Local delivery companies said it’s the final mile that has posed a significant barrier for most online companies.
“This is the nut that people have been trying to crack for a long time, the last mile gap from consumers of brick and mortar and the Internet,” said Noah Arthur Bardach, Founder and CEO of Santa Monica-based Gofer It. “That’s what we’re seeing right now, Google and Amazon are beginning to roll out a plan to eliminate that last mile gap.”
He said instant delivery is going to rapidly become the industry standard as the offerings by huge services like Google will train customers to expect instant gratification.
“It’s going to be a sea change in 2-5 years,” he said. “By the end of it, people will expect to be able to get goods from Internet retailers or stores in their area the same way they get a pizza, on demand and pretty much immediately.”
He said small stores without delivery options are going to have a hard time in the new anything-anywhere marketplace.
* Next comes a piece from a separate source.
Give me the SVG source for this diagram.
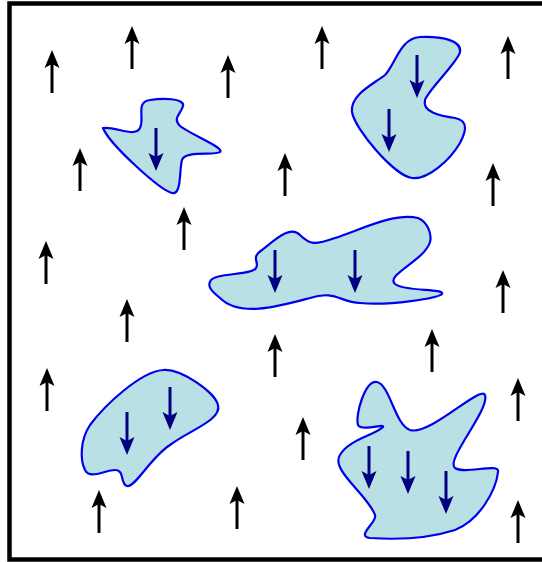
<svg xmlns="http://www.w3.org/2000/svg" xmlns:xlink="http://www.w3.org/1999/xlink" width="542" height="562" viewBox="0 0 542 562">
<style>
.blob{fill:#b9e0e5;stroke:#0000ee;stroke-width:2.2;stroke-linejoin:round}
.up line{stroke:#000;stroke-width:3}
.up path{fill:#000}
.dn line{stroke:#000080;stroke-width:3}
.dn path{fill:#000080}
</style>
<defs>
<g id="ua" class="up"><line x1="0" y1="43" x2="0" y2="12"/><path d="M0,0 L-7.5,18 L0,14 L7.5,18 Z"/></g>
<g id="da" class="dn"><line x1="0" y1="0" x2="0" y2="31"/><path d="M0,43 L-7.5,25 L0,29 L7.5,25 Z"/></g>
</defs>
<rect x="9.5" y="3.5" width="540" height="556" fill="#fff" stroke="#000" stroke-width="4.5"/>
<g id="domain1">
<path class="blob" d="M103,128 C115,126 135,138 140,128 C145,118 135,102 150,100 C162,98 185,98 183,106 C181,114 172,118 180,126 C190,134 225,148 220,152 C215,156 185,150 182,160 C179,170 182,195 172,193 C160,190 110,145 103,128 Z"/>
<use xlink:href="#da" x="156" y="128"/>
</g>
<g id="domain2">
<path class="blob" d="M352,112 C350,95 372,85 385,75 C395,65 400,38 420,37 C440,36 462,40 460,52 C458,62 428,90 425,100 C422,112 440,116 455,118 C470,121 465,133 460,143 C450,160 428,180 412,178 C395,176 355,130 352,112 Z"/>
<use xlink:href="#da" x="417" y="55"/>
<use xlink:href="#da" x="389" y="109"/>
</g>
<g id="domain3">
<path class="blob" d="M210,282 C212,272 252,276 256,268 C260,262 250,258 262,250 C275,240 290,225 300,235 C310,245 315,245 335,238 C360,230 395,212 418,218 C428,222 432,235 430,242 C425,260 385,275 395,284 C405,292 445,288 442,294 C438,298 390,306 360,303 C340,302 335,290 310,298 C280,306 240,318 220,298 C210,290 208,286 210,282 Z"/>
<use xlink:href="#da" x="275" y="250"/>
<use xlink:href="#da" x="355" y="250"/>
</g>
<g id="domain4">
<path class="blob" d="M163,370 C180,368 215,392 218,405 C222,420 190,430 170,445 C150,458 135,488 127,486 C120,484 125,470 115,470 C105,470 90,480 85,470 C80,460 80,440 90,425 C105,405 140,372 163,370 Z"/>
<use xlink:href="#da" x="127" y="412"/>
<use xlink:href="#da" x="170" y="387"/>
</g>
<g id="domain5">
<path class="blob" d="M377,382 C390,385 395,425 410,430 C430,436 480,385 485,395 C490,410 445,460 455,468 C465,475 500,462 498,472 C496,490 480,520 455,530 C430,538 400,540 370,538 C355,536 378,522 375,515 C368,495 330,470 340,455 C348,440 375,435 383,427 C385,423 362,432 358,425 C355,415 365,380 377,382 Z"/>
<use xlink:href="#da" x="369" y="446"/>
<use xlink:href="#da" x="408" y="451"/>
<use xlink:href="#da" x="446" y="471"/>
</g>
<g id="spins-up">
<use xlink:href="#ua" x="52" y="50"/>
<use xlink:href="#ua" x="132" y="26"/>
<use xlink:href="#ua" x="228" y="55"/>
<use xlink:href="#ua" x="322" y="26"/>
<use xlink:href="#ua" x="508" y="36"/>
<use xlink:href="#ua" x="80" y="148"/>
<use xlink:href="#ua" x="285" y="153"/>
<use xlink:href="#ua" x="184" y="207"/>
<use xlink:href="#ua" x="493" y="163"/>
<use xlink:href="#ua" x="46" y="241"/>
<use xlink:href="#ua" x="127" y="299"/>
<use xlink:href="#ua" x="503" y="270"/>
<use xlink:href="#ua" x="275" y="334"/>
<use xlink:href="#ua" x="432" y="329"/>
<use xlink:href="#ua" x="47" y="368"/>
<use xlink:href="#ua" x="518" y="378"/>
<use xlink:href="#ua" x="303" y="417"/>
<use xlink:href="#ua" x="99" y="490"/>
<use xlink:href="#ua" x="237" y="486"/>
<use xlink:href="#ua" x="518" y="500"/>
</g>
</svg>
“For little retailers, this is going to make it that much more difficult to compete,” he said. “They won’t bother driving to Downtown Santa Monica, dealing with traffic and parking if you can have this on your doorstep by three.”
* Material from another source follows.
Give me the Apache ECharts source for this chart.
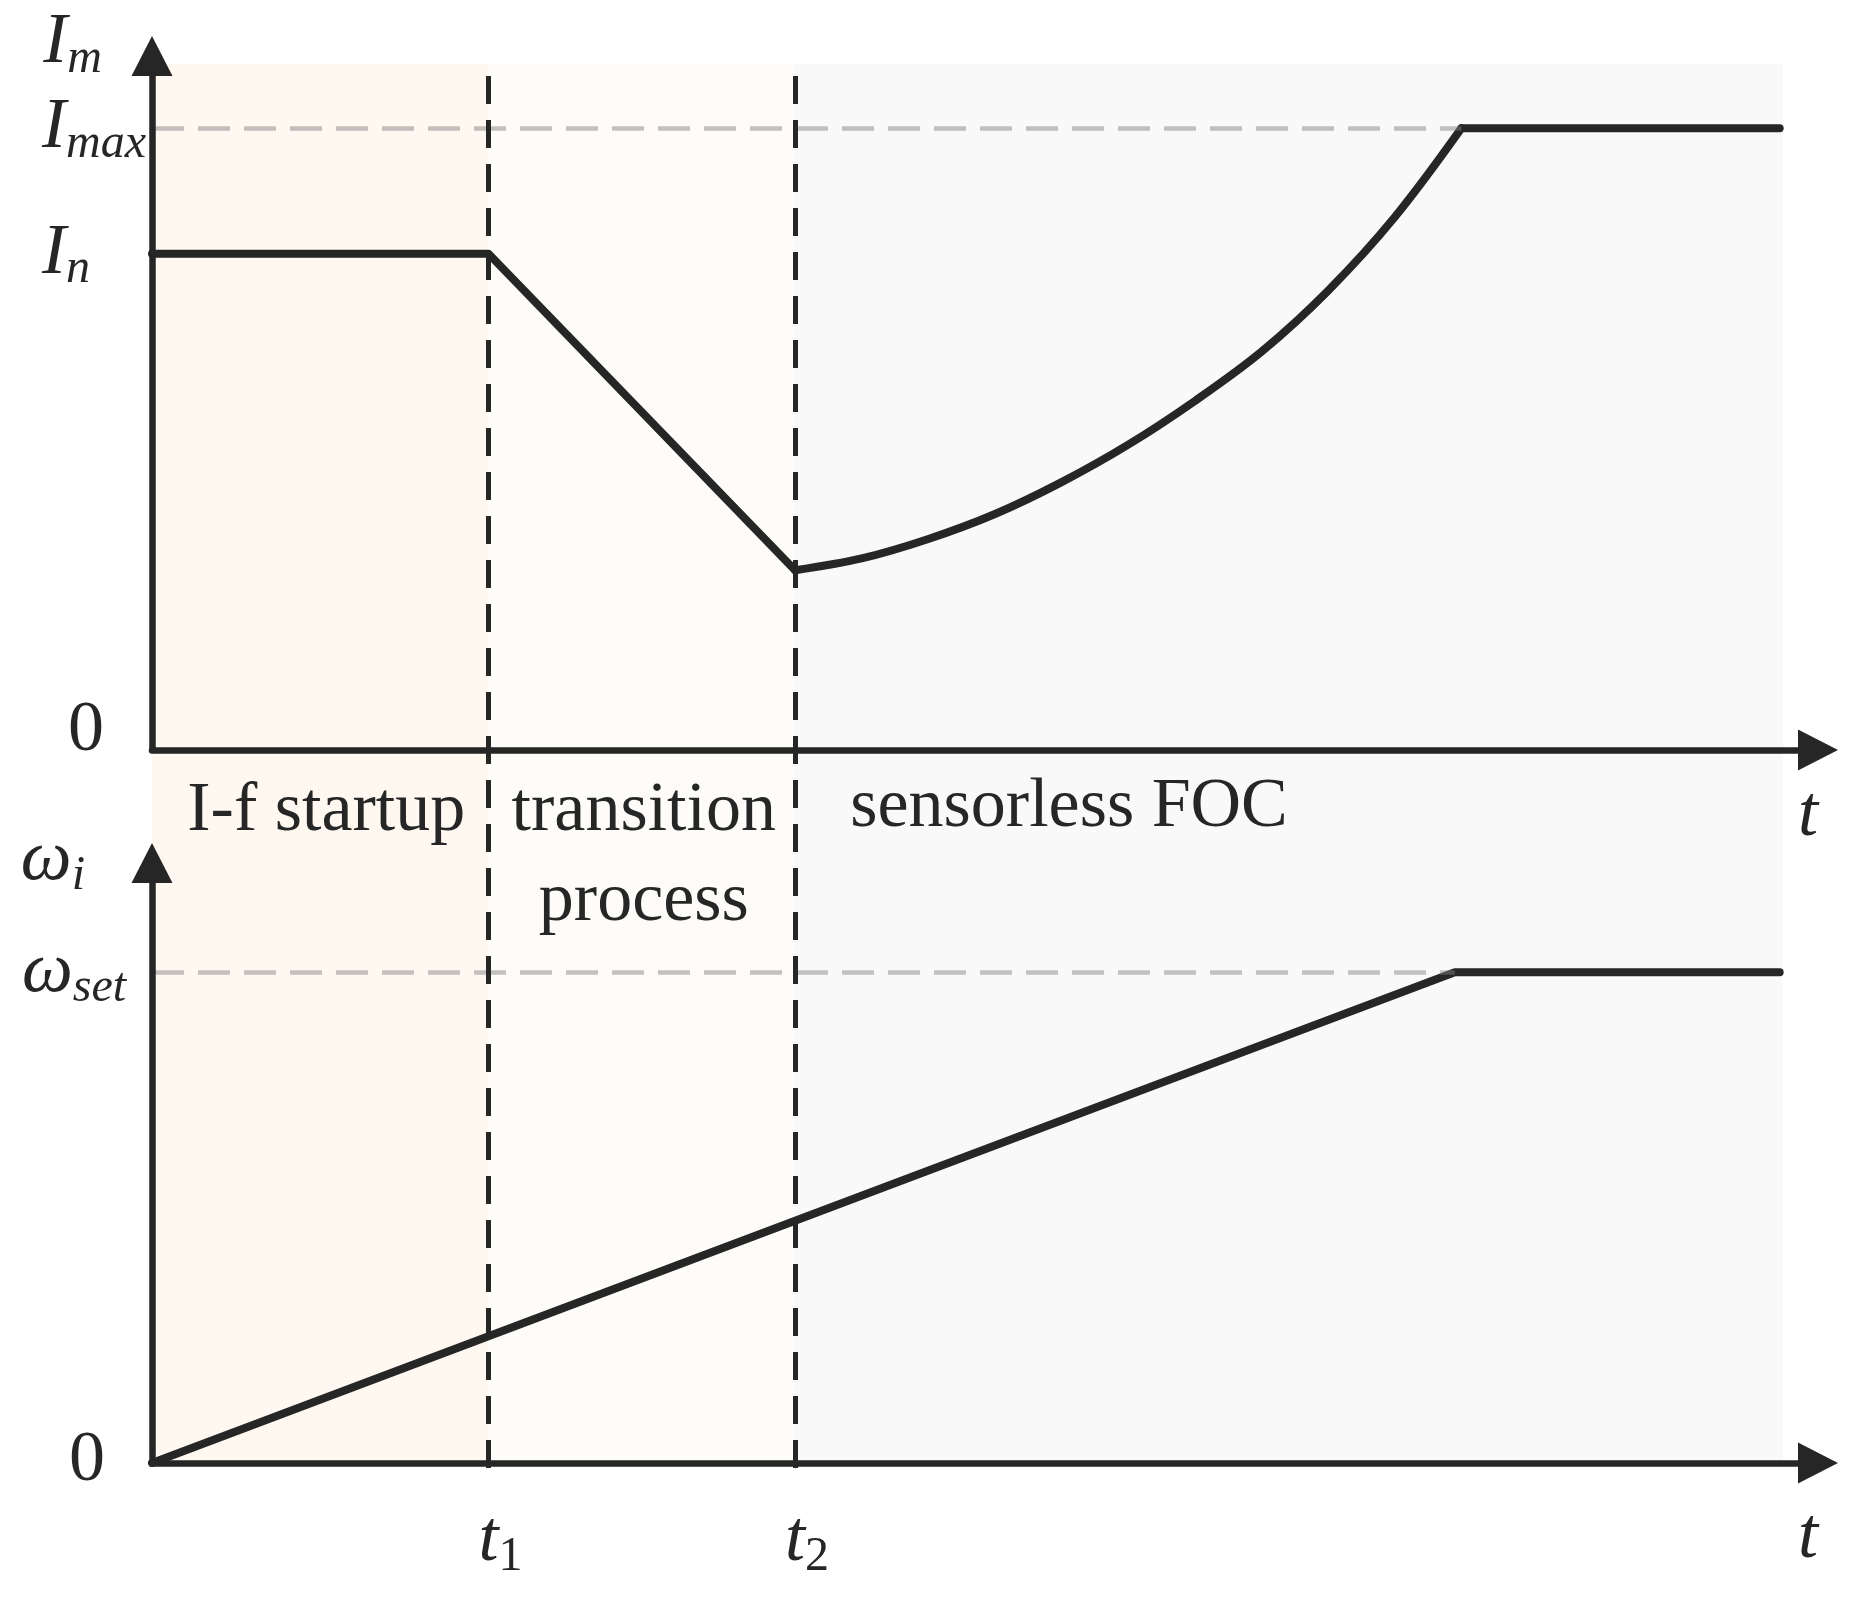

Yummy.com co-founder and CEO Barnaby Montgomery agreed.
“Online retail is moving to become faster and more similar to a trip to the store,” he said. “Typically old fashioned online fulfillment would be done from a warehouse far from the customer, maybe in San Bernadino, then mailed to you by the post office or UPS. The future of online retail is more analogous to a trip to the store. In the real world, when the customer decides they need a product, they go to the store when it’s convenient for them and that’s often right now.”
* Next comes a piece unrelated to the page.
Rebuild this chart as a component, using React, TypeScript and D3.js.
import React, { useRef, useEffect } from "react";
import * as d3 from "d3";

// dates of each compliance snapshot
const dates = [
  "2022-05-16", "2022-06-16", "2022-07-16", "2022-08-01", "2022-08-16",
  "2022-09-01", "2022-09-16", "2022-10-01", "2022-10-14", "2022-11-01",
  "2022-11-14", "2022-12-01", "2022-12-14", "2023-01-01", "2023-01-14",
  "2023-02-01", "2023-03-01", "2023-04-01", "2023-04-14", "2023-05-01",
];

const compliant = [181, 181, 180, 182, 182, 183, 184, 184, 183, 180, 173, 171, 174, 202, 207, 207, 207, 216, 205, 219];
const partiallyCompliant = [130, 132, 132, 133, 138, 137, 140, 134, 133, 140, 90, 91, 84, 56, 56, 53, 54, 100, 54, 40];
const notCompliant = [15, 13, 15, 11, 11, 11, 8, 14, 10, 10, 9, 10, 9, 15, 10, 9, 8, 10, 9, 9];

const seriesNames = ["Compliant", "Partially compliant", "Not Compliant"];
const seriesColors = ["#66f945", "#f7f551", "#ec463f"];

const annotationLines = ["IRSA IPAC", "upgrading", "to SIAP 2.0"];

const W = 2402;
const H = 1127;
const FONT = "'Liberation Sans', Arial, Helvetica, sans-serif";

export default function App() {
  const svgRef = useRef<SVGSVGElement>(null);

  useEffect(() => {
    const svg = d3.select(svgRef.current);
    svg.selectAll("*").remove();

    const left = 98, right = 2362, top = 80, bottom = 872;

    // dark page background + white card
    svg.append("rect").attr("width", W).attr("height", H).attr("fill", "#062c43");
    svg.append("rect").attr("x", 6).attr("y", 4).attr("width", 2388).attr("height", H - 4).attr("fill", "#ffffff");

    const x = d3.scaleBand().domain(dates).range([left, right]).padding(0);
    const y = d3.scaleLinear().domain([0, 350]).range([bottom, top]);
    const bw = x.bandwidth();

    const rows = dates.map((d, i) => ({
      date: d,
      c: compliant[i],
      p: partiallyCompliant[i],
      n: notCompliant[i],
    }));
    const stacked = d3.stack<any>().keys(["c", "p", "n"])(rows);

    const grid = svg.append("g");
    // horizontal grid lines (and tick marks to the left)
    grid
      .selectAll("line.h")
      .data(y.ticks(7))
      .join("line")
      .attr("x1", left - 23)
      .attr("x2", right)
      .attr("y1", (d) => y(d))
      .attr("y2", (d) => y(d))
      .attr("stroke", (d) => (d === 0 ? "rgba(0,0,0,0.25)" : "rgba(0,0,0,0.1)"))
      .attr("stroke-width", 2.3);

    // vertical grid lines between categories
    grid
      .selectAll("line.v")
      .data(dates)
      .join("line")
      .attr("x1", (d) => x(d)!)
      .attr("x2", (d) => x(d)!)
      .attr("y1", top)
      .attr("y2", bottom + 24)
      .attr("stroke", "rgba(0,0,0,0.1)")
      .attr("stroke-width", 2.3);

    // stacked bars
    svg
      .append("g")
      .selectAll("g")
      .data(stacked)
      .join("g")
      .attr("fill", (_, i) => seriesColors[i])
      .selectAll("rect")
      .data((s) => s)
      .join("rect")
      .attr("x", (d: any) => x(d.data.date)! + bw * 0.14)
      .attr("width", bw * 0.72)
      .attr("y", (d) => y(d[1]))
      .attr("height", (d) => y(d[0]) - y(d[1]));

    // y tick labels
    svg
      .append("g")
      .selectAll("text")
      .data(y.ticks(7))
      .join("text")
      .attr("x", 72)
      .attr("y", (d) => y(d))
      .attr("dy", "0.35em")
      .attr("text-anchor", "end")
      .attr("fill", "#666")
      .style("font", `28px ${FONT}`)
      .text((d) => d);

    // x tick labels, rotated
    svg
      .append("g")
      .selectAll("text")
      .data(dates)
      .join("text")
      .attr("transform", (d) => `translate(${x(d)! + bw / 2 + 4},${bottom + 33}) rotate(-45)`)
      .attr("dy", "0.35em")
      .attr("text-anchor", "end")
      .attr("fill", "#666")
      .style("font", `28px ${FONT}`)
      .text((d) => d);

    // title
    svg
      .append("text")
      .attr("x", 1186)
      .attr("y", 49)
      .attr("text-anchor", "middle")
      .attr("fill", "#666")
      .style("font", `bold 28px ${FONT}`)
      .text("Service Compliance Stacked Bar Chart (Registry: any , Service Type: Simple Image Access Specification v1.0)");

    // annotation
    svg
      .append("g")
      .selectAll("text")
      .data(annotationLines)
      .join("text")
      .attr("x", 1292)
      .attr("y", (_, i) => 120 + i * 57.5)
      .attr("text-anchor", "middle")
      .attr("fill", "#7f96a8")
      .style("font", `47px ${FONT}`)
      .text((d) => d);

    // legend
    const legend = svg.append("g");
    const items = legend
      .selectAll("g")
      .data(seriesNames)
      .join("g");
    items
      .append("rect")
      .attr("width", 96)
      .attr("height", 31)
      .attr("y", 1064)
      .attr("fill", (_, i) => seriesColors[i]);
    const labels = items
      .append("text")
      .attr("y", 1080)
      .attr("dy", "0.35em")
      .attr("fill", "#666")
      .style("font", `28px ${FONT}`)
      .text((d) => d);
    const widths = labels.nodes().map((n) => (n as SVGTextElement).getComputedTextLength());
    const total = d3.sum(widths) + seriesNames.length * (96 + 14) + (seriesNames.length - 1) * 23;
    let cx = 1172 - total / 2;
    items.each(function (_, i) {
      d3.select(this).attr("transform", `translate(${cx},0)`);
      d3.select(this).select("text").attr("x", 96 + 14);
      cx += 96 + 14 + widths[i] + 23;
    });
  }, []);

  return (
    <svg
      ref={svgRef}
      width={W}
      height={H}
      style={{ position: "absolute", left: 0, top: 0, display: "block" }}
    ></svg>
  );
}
Bardach’s company provides independent retailers with a system for same day delivery to local customers.
“We have a way to enable local businesses to provide that same service level if not better, quicker, faster to their customers,” he said. “We will give them some leverage and competitive edge against Google and Amazon. Everyone will be forced to provide delivery to compete in my mind.”
Bardach’s service brokers space on idle delivery trucks. He said he has contracts with established courier services that allow his clients make same day deliveries on an as-needed basis. His contribution to the system is a smooth customer experience and a level of customer service that he said outpaces larger rivals.
He said businesses could contract with him and then advertise the delivery service as part of their offerings or individual customers can utilize his service to pick and choose items from participating retailers. Bardach said he is testing a digital marketplace that will be a one-stop shop for local delivery options.
“Our users don’t have to negotiate and navigate all these different vendors,” he said. “They can just go through us. The technology that we’ve built helps facilitate that and support our customers in real time. I think what we’re doing fundamentally differently is providing an experience that’s second to none. What we’re really leveraging the technology to do is to have flexibility and bandwidth to talk to people as much as they need us to. That touch, where our customers feel they have someone who is collaborating with them to solve problems, is not a feeling big companies are good at.”
Yummy.com is a web-based grocery delivery service that operates several physical stores, including one in Santa Monica. The company offers a same day delivery for a fee or for free if customers spend more than $100. Montgomery said he can delivery groceries in about 30 minutes, far faster than even the same day options of larger companies.
“(Google and Amazon) don’t in fact delivery it now,” he said. “It might be if you order by 1 p.m., you get it by 8, but it’s not in fact, as convenient as a trip to the store yourself or as fast. We’re basically addressing a little bit of a customer need. We’re as close to going to the store yourself as you can get.”
He said the larger retailers would probably settle on catering to customers that want to schedule deliveries for particularly heavy items or large loads but that the average shopper wanted a different kind delivery option.
“We are addressing different customer needs with a different solution. It’s just not the same type of problem that Amazon is solving, if you’re at home and you want to buy $300 worth of groceries or 15 cases of water and it’s really heavy you might say you want it delivered,” he said. “We’re when you are looking to fill in a shopping list, you need 15 items and as an alternative to the store you order online. Because Amazon is focusing on customers who need a delivery we’re focused on customers who value the convenience of our 30 minute delivery.”
Both local businesses said they saw a bright future for fast delivery and both hoped to get a piece of the larger pie by growing their services beyond Santa Monica, even as the big boys move in.
Bardach said his company is already active in other cities including Denver Boston and San Francisco proving that there is a market for the last-mile service.
Montgomery said his company started in groceries because there is some efficiency with grocery shopping, such as the frequency of purchases, but that overall, groceries are a very competitive market. After successfully building his food service, he said he saw no reason why the technology couldn’t be applied to other kinds of stores.
“We have the knowledge to fulfill an online order in about 30 minutes and that can be applied to many retail environments,” said Montgomery.